[Do this] Extract the text of every entry below exactly; leave images out.

[Provided entries]

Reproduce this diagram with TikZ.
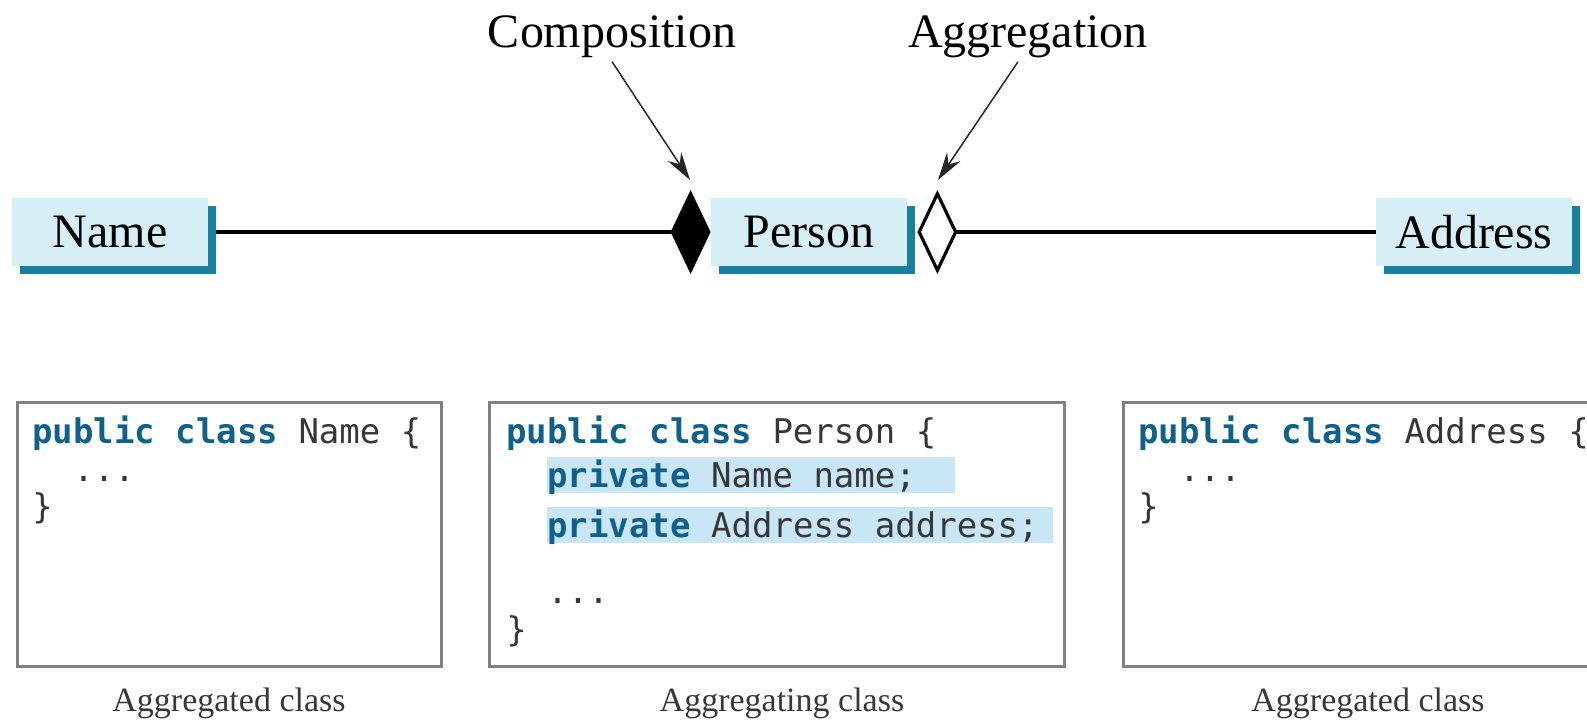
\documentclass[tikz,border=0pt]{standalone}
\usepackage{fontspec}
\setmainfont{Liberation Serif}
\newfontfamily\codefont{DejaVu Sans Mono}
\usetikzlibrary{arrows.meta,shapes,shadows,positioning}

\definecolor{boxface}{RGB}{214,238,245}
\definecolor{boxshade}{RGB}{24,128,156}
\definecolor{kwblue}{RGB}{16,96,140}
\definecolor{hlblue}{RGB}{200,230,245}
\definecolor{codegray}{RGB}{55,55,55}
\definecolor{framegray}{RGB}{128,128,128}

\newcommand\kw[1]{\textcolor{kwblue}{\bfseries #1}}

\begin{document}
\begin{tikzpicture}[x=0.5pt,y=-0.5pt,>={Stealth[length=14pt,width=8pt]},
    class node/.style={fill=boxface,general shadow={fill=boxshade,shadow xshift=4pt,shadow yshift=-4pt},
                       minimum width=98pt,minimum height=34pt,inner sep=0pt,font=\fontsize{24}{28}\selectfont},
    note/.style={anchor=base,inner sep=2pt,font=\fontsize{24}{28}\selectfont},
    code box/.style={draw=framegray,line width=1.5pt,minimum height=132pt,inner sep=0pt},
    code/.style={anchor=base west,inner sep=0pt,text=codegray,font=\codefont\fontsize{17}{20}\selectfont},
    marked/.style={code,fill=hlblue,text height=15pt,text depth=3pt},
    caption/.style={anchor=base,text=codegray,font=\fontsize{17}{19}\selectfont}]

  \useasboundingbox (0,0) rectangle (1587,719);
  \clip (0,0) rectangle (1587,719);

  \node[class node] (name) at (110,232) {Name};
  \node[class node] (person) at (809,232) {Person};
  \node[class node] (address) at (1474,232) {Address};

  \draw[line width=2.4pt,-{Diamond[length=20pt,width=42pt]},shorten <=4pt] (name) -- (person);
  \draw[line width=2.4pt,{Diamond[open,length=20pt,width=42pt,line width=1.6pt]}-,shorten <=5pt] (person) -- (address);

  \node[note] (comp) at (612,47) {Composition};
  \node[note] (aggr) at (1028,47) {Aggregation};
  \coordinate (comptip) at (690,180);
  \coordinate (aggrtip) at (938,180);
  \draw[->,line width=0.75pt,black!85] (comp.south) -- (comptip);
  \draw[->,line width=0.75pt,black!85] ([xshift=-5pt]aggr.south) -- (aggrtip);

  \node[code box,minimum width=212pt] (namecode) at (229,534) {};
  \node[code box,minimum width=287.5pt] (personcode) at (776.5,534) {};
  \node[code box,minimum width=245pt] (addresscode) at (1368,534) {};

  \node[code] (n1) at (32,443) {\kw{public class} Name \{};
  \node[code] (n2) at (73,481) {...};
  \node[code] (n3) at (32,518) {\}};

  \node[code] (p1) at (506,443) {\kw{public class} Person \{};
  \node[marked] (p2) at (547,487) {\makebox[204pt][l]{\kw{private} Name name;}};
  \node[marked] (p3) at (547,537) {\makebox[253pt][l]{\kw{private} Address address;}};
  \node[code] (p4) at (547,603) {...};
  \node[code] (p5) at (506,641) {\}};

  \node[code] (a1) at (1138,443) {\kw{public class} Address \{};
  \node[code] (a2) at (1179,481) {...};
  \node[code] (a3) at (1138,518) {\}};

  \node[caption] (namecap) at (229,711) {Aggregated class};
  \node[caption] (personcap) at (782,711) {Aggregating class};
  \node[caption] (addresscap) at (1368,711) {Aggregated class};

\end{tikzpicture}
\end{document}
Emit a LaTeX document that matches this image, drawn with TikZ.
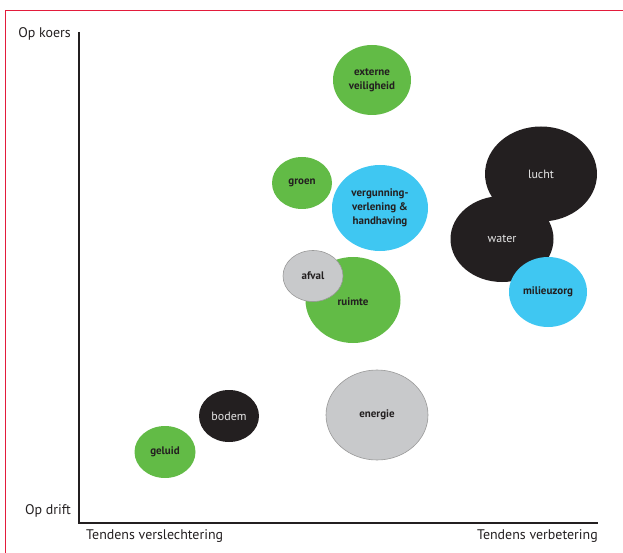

[Result of this task]
Reproduce this diagram with TikZ.
\documentclass[tikz,border=0pt]{standalone}
\usepackage{fontspec}
\setmainfont{Liberation Serif}
\newfontfamily\codefont{DejaVu Sans Mono}
\usetikzlibrary{arrows.meta,shapes,shadows,positioning}

\definecolor{boxface}{RGB}{214,238,245}
\definecolor{boxshade}{RGB}{24,128,156}
\definecolor{kwblue}{RGB}{16,96,140}
\definecolor{hlblue}{RGB}{200,230,245}
\definecolor{codegray}{RGB}{55,55,55}
\definecolor{framegray}{RGB}{128,128,128}

\newcommand\kw[1]{\textcolor{kwblue}{\bfseries #1}}

\begin{document}
\begin{tikzpicture}[x=0.5pt,y=-0.5pt,>={Stealth[length=14pt,width=8pt]},
    class node/.style={fill=boxface,general shadow={fill=boxshade,shadow xshift=4pt,shadow yshift=-4pt},
                       minimum width=98pt,minimum height=34pt,inner sep=0pt,font=\fontsize{24}{28}\selectfont},
    note/.style={anchor=base,inner sep=2pt,font=\fontsize{24}{28}\selectfont},
    code box/.style={draw=framegray,line width=1.5pt,minimum height=132pt,inner sep=0pt},
    code/.style={anchor=base west,inner sep=0pt,text=codegray,font=\codefont\fontsize{17}{20}\selectfont},
    marked/.style={code,fill=hlblue,text height=15pt,text depth=3pt},
    caption/.style={anchor=base,text=codegray,font=\fontsize{17}{19}\selectfont}]

  \useasboundingbox (0,0) rectangle (1587,719);
  \clip (0,0) rectangle (1587,719);

  \node[class node] (name) at (110,232) {Name};
  \node[class node] (person) at (809,232) {Person};
  \node[class node] (address) at (1474,232) {Address};

  \draw[line width=2.4pt,-{Diamond[length=20pt,width=42pt]},shorten <=4pt] (name) -- (person);
  \draw[line width=2.4pt,{Diamond[open,length=20pt,width=42pt,line width=1.6pt]}-,shorten <=5pt] (person) -- (address);

  \node[note] (comp) at (612,47) {Composition};
  \node[note] (aggr) at (1028,47) {Aggregation};
  \coordinate (comptip) at (690,180);
  \coordinate (aggrtip) at (938,180);
  \draw[->,line width=0.75pt,black!85] (comp.south) -- (comptip);
  \draw[->,line width=0.75pt,black!85] ([xshift=-5pt]aggr.south) -- (aggrtip);

  \node[code box,minimum width=212pt] (namecode) at (229,534) {};
  \node[code box,minimum width=287.5pt] (personcode) at (776.5,534) {};
  \node[code box,minimum width=245pt] (addresscode) at (1368,534) {};

  \node[code] (n1) at (32,443) {\kw{public class} Name \{};
  \node[code] (n2) at (73,481) {...};
  \node[code] (n3) at (32,518) {\}};

  \node[code] (p1) at (506,443) {\kw{public class} Person \{};
  \node[marked] (p2) at (547,487) {\makebox[204pt][l]{\kw{private} Name name;}};
  \node[marked] (p3) at (547,537) {\makebox[253pt][l]{\kw{private} Address address;}};
  \node[code] (p4) at (547,603) {...};
  \node[code] (p5) at (506,641) {\}};

  \node[code] (a1) at (1138,443) {\kw{public class} Address \{};
  \node[code] (a2) at (1179,481) {...};
  \node[code] (a3) at (1138,518) {\}};

  \node[caption] (namecap) at (229,711) {Aggregated class};
  \node[caption] (personcap) at (782,711) {Aggregating class};
  \node[caption] (addresscap) at (1368,711) {Aggregated class};

\end{tikzpicture}
\end{document}
Emit a LaTeX document that matches this image, drawn with TikZ.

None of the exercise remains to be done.